Guidance for developing in software engineering
Status: Notes
Confidence: Likely
There are skills used throughout engineering (and if you’re in college right now they may not be the ones you expect). The curriculum structure with the best connection to evidence that I’m aware of is CDIO (Conceive-Design-Implement-Operate). They articulate the goal of engineering education as:
Graduating engineers should be able to conceive-design-implement-operate complex value-added engineering systems in a modern team-based environment.
It’s worth reading their materials, particularly on Personal and Professional Skills and Interpersonal Skills. These turn out to be the most heavily used and, in many cases, least taught skills for engineers.
Within software engineering, I suggest the following categories for reflection. I see many young programmers who focus only on the first (“practicing leetcode”) almost entirely, which is unfortunate.
Writing programs: Fluently producing code to solve specific, well specified problems.
- Can represent data in terms of sequences, maps, and sets.
- Can access data in sequences, maps, and sets.
- Can implement basic algorithms in terms of loops and conditionals over sequences, maps, and sets, such as folding, searching, iterating over distinct pairs, filtering, and mapping.
- Represent algorithms in functional and logic programming.
- More complicated data structures and algorithms.
- Effective use of generics, higher order functions, and duck typing.
- Metaprogramming, code generation, compilers
- …
Mechanical sympathy: Intuitive understanding of how programs map onto the hardware, and how to adjust programs to use the hardware well.

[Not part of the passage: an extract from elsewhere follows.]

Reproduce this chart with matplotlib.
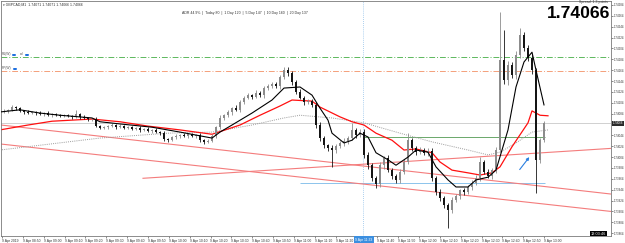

- Mental model of statement after statement mutating locations in memory, and of functions evaluating and returning values which are in turn used in further evaluation.
- Primitive types and that they map onto binary patterns.
- Disk, RAM, CPU with registers.
- Allocation and garbage collection.
- Memory layout of data structures.
- L1/L2 caches, cache lines, cache locality, page faults.
- …
Architecture: Structure of programs to combine well defined pieces to a larger end, avert issues, make future modifications straightforward, and simplify debugging.
- Organize into a set of functions that call one another.
- Organize functions so that data flows smoothly among them.
- Insert bottlenecks and constraints to control behavior.
- Unify partial models to produce an architecture.
Isolation, coordination, and communication: How to separate different parts of a computation into pieces to make each piece easier to reason about or to place that piece in a different computational environment, how to coordinate those pieces and communicate among them. Includes processes and threads, concurrency, networking, and distributed systems.
- Single threaded programs, running in isolation as processes on a machine.
- HTTP and basic network requests over sockets.
- Pipes and FIFOs.
- Forking processes and threads.
- Basic exclusion (non-atomic operations, locks, synchronized)
- Consensus and leader election
- …
Data persistence: Maintaining data over time without corruption, accessing it effectively, complying with data controls, and preventing data loss.
- Read and write whole files.
- Basic SQL. Simple input parsing. Binary files with fixed offsets, serialization formats, encodings including Unicode.
- SQL, normalization, kv stores, file locking ordering, choosing appropriate storage engines and data models. Data migration.
- Backups and restoring backups.
- File semantics are hard. Tailing files.
- Anonymizing data, securing data, governing regulations like GDPR and HIPAA.
- …
Quality assurance and operations: Demonstrating that programs work as intended and keeping them working so in the presence of real world conditions.
- Manual testing of simple, deterministic programs.
- Basic unit test suites for happy path and common errors.
- Logging output with print statements.
- Structured logging.
- Deriving test plans systematically.
- Property based testing and fuzz testing.
- Configuration management.
- Automatic deployment
- Monitoring, log aggregation.
- …
Debugging: Effectively isolating, mitigating, and remove issues.
- …